Sunday, April 25, 2010

Moving beyond a wooden Augustine...

My series on "Sin and Grace in the 21st Century" has been resonating with some and bewildering others. I can see that some folk find an invitation to rejoice in Paul's announcement that we are ALL sinners unsettling. (Thank God: I know it makes me uncomfortable.) I think that Bonhoeffer said better than any one else that most of the time the contemporary church teaches that we are not really sinners: Sin is for those people - those who are obviously wounded and marginalized - and we are insiders. Good souls.

In his training manual for pastors preparing to serve the underground church in Nazi Germany, he wrote:

Why is it often easier for us to acknowledge our sins before God than before another believer? God is holy and without sin, a just judge of evil and an enemy of disobedience. But another Christian is sinful, as we are, knowing from personal experience the night of secret sin. So should we not find it easier to go to one another than to the holy God? (Mostly) because we have been living in self-forgiveness and not true forgiveness...

As long as I am by myself when I confess (and forgive) everything remains in the dark; but when I come face to face with another Christian, the sin has to be brought out into the light... and sin hates the light. Sin wants to remain unknown. It shuns the light. In the darkness of what is left unsaid, sin poisons the whole being of a person... and makes us more lonely... and the more lonely we are the more destructive the power of sin is over us.

(Until) we let the cross of Christ shatter our pride (and bring us into the light) we will remain afraid of going to the place where Jesus is truly found. We refuse to carry the cross when we are ashamed to take upon ourselves the shameful death of the sinner in confession... for in confession we affirm the cross (which is folly to most of us!) But in the profound spiritual and physical pain of humiliation before another believer, which means before God, we experience the cross of Jesus as our liberation and healing.

St. Paul reminds us that the Cross is folly for some and scandal for others - and without it we try to live as a God unto ourselves and sin's shame and power keeps us trapped.

So, next Sunday I'm going to try to update the wisdom of Augustine but in a way that is not obsessed or inhibited by his location "of sin's transmission from one generation to the next in the act of sexual intercourse. In spite of his enormously important contributions in other areas of theology, when it came to sex Augustine fumbled (in personal life as well as in theology.) Nevertheless, it was the universality of sin and the need for diving grace that he rightly wanted to articulate - the notion that sin is inevitable but not necessary. None of us escapes it, yet we cannot blame it on blind faith either." (James Nelson, Thirst, p. 69)

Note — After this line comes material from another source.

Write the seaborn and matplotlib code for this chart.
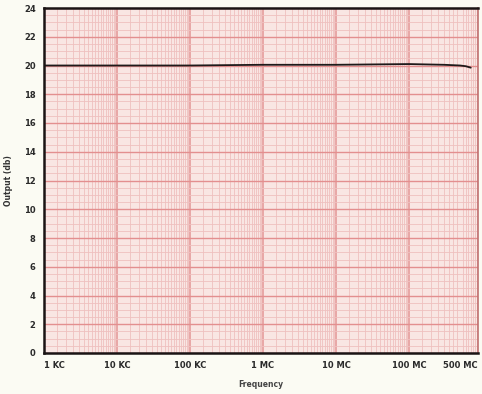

Which leads me to a fun idea that I hope will work: to highlight how Augustine's great fumble has tragically wounded us I want to use two GREAT cultural examples of Augustine's legacy: Peggy's Lee's incomparable "Fever" and Springsteen's "Pink Cadillac." (I understand there are Ani De Franco and Guns'n'Roses songs that play with the garden imagery, too.)

Both of these songs fuse the quest for sexiness with a sense of violating God's will in playful but provocative ways. And just as the almost superstitious Roman Catholic obsession with infant baptism has captured the culture - "we have to baptize our child as protection from hell should she die" - so, too our cultural confusion when it comes to the garden of Eden. Just listen to the way the Boss crafts this rambling sexual/spiritual riff on the ancient story: brilliant, funny and all too honest almost in spite of himself. Man, he even brings it all together by working in a CAR!